start
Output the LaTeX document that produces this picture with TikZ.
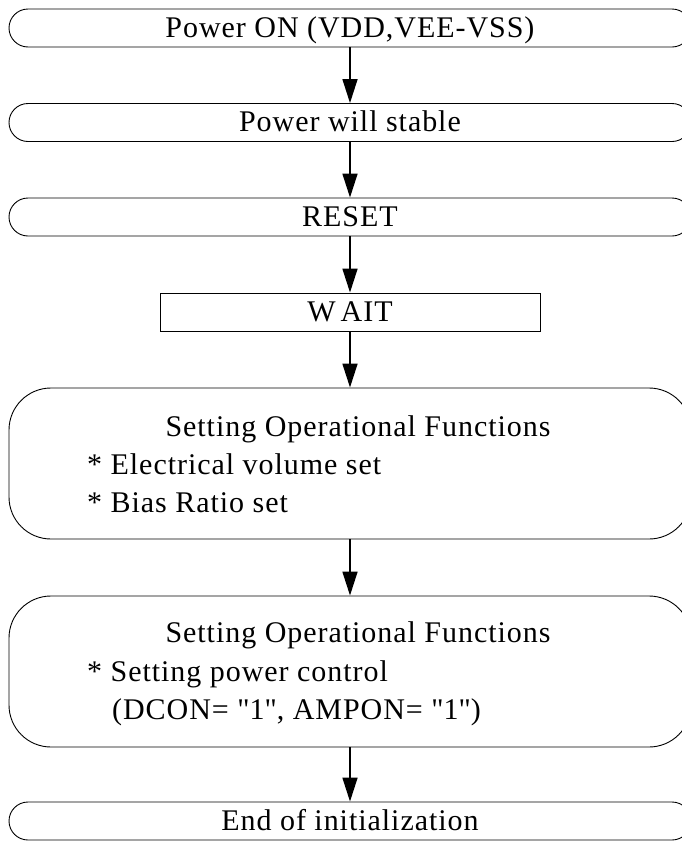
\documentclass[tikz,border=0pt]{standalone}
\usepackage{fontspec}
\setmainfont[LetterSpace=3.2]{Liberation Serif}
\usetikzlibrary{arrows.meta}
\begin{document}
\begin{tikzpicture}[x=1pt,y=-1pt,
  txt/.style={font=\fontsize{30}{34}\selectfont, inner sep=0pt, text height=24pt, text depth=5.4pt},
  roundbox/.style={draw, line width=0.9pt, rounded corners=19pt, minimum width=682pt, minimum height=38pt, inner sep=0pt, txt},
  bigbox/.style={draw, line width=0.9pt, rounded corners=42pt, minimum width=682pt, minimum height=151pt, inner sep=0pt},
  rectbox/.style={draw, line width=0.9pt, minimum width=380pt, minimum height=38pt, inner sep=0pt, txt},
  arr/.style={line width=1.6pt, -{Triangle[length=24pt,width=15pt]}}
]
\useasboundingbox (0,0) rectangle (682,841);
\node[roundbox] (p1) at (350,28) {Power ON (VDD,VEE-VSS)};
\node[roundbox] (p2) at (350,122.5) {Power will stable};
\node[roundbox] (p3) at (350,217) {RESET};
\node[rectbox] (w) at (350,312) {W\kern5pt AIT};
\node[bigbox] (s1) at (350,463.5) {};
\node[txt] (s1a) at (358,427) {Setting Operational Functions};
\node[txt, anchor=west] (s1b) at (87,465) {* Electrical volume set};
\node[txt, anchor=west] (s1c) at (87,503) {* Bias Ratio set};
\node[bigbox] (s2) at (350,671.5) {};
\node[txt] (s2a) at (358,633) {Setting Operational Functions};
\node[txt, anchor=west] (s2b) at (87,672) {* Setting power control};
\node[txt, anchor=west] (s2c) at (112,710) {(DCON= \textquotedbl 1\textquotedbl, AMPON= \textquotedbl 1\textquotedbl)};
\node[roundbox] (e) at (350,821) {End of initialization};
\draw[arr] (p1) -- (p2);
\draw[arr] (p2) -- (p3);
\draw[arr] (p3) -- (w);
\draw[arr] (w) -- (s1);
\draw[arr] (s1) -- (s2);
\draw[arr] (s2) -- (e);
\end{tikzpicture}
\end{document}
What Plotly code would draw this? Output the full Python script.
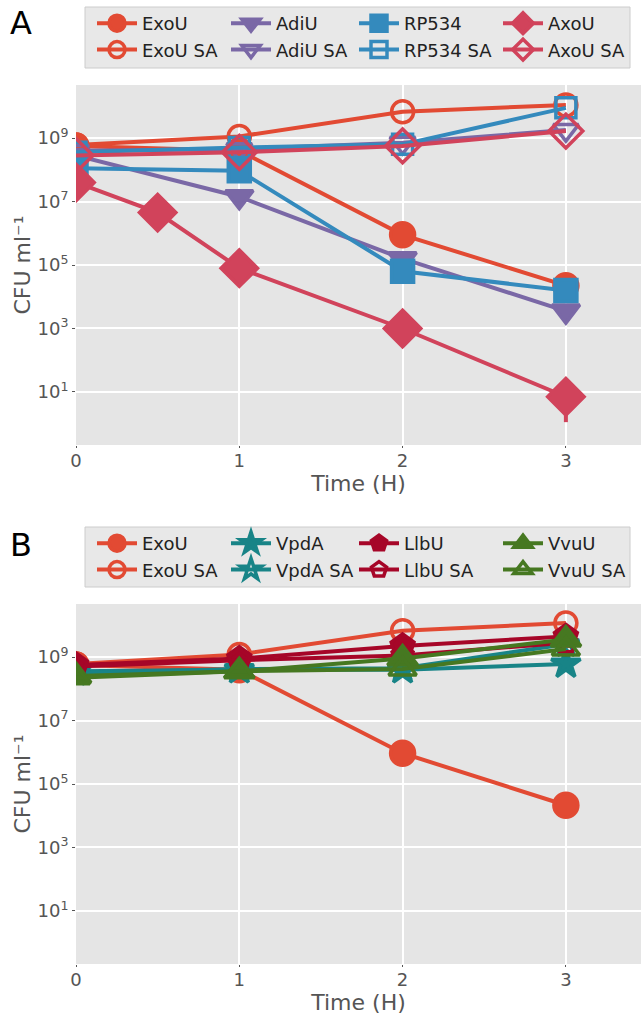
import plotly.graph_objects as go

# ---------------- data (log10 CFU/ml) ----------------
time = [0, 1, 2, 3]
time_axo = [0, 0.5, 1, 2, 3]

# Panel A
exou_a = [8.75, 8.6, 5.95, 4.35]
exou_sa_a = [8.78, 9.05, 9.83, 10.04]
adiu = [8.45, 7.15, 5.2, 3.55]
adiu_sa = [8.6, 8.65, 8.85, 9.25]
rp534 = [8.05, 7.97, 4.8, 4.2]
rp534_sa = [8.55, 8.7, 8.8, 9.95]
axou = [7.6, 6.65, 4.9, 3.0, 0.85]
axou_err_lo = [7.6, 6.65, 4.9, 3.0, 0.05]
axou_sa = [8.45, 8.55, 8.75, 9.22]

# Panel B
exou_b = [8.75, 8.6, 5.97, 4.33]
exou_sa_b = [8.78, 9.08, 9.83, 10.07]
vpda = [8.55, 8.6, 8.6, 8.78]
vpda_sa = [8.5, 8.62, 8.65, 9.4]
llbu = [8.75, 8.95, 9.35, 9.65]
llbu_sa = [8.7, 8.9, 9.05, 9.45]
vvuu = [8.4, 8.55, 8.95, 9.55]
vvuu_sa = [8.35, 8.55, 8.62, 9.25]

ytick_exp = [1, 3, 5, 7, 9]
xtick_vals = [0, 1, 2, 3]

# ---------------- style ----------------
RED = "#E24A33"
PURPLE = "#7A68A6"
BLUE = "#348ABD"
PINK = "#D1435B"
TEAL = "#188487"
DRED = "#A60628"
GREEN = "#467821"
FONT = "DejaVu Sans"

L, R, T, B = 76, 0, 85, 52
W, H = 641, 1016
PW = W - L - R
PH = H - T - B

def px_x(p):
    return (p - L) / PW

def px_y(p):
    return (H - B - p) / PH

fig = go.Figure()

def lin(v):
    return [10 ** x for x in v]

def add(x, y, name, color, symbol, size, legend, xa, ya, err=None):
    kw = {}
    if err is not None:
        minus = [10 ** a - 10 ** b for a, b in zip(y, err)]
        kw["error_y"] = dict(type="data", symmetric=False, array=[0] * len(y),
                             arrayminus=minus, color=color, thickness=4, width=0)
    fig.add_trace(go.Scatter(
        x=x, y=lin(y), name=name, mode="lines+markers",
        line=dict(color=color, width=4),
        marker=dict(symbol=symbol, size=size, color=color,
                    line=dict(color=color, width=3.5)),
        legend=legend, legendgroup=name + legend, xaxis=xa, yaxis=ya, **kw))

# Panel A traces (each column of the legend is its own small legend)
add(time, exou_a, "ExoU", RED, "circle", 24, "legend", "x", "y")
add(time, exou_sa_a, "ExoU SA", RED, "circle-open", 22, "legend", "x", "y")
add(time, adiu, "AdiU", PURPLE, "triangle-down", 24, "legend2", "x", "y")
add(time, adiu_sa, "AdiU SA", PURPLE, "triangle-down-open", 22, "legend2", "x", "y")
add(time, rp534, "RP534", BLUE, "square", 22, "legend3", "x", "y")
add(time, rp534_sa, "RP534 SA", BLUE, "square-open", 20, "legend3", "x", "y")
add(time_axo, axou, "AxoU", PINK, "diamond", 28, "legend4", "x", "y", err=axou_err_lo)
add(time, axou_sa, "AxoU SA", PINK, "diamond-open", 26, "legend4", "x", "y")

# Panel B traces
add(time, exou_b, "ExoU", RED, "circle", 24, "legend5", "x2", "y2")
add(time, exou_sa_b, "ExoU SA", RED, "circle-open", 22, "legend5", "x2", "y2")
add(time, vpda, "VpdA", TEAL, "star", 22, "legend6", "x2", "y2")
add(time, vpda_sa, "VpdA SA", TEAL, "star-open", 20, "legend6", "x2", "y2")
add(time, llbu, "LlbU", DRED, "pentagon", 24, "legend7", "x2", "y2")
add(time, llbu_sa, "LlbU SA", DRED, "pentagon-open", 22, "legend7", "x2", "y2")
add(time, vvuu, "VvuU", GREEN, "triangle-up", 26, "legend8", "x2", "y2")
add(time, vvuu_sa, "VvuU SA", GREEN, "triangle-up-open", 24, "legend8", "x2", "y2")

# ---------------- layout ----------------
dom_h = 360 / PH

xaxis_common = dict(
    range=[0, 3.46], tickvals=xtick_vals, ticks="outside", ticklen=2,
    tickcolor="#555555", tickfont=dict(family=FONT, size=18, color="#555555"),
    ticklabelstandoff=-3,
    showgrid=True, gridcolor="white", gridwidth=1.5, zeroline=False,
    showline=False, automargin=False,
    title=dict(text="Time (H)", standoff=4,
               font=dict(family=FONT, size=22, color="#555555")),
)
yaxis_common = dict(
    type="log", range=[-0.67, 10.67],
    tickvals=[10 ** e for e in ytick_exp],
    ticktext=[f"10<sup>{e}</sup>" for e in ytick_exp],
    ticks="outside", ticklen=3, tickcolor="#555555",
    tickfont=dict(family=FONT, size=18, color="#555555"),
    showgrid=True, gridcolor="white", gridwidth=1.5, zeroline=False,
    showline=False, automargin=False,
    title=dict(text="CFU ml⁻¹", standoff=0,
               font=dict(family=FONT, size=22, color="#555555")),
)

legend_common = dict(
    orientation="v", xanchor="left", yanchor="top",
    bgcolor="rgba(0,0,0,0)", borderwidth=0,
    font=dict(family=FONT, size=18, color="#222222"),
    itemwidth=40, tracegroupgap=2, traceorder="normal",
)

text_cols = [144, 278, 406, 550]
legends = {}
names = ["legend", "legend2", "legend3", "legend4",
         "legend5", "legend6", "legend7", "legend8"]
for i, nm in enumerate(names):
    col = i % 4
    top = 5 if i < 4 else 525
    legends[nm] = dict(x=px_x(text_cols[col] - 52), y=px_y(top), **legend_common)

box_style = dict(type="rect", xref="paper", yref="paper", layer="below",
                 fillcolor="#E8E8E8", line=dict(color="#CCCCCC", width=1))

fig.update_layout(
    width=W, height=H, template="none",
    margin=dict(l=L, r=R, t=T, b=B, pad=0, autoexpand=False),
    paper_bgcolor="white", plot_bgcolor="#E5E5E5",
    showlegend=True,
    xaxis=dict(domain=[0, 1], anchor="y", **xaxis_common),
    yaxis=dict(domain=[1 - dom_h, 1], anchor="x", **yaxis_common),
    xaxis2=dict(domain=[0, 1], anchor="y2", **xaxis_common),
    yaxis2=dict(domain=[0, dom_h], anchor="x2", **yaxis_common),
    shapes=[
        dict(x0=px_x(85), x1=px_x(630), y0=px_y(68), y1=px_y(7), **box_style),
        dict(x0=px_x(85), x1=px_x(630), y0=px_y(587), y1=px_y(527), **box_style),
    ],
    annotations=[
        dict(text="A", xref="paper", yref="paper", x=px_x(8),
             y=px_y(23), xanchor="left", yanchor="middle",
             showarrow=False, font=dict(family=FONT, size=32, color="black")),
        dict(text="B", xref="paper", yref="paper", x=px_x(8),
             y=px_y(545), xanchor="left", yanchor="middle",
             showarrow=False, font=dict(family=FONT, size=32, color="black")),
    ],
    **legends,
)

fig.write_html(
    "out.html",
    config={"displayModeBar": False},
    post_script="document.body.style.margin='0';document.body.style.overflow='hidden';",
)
end
WRITTEN REQUEST: Transcribe the lines between the one holding "What Plotly code" and the one holding "return [10 ** x for x in v]", inclusive, and leave out any pictures.

SOLUTION:
What Plotly code would draw this? Output the full Python script.
import plotly.graph_objects as go

# ---------------- data (log10 CFU/ml) ----------------
time = [0, 1, 2, 3]
time_axo = [0, 0.5, 1, 2, 3]

# Panel A
exou_a = [8.75, 8.6, 5.95, 4.35]
exou_sa_a = [8.78, 9.05, 9.83, 10.04]
adiu = [8.45, 7.15, 5.2, 3.55]
adiu_sa = [8.6, 8.65, 8.85, 9.25]
rp534 = [8.05, 7.97, 4.8, 4.2]
rp534_sa = [8.55, 8.7, 8.8, 9.95]
axou = [7.6, 6.65, 4.9, 3.0, 0.85]
axou_err_lo = [7.6, 6.65, 4.9, 3.0, 0.05]
axou_sa = [8.45, 8.55, 8.75, 9.22]

# Panel B
exou_b = [8.75, 8.6, 5.97, 4.33]
exou_sa_b = [8.78, 9.08, 9.83, 10.07]
vpda = [8.55, 8.6, 8.6, 8.78]
vpda_sa = [8.5, 8.62, 8.65, 9.4]
llbu = [8.75, 8.95, 9.35, 9.65]
llbu_sa = [8.7, 8.9, 9.05, 9.45]
vvuu = [8.4, 8.55, 8.95, 9.55]
vvuu_sa = [8.35, 8.55, 8.62, 9.25]

ytick_exp = [1, 3, 5, 7, 9]
xtick_vals = [0, 1, 2, 3]

# ---------------- style ----------------
RED = "#E24A33"
PURPLE = "#7A68A6"
BLUE = "#348ABD"
PINK = "#D1435B"
TEAL = "#188487"
DRED = "#A60628"
GREEN = "#467821"
FONT = "DejaVu Sans"

L, R, T, B = 76, 0, 85, 52
W, H = 641, 1016
PW = W - L - R
PH = H - T - B

def px_x(p):
    return (p - L) / PW

def px_y(p):
    return (H - B - p) / PH

fig = go.Figure()

def lin(v):
    return [10 ** x for x in v]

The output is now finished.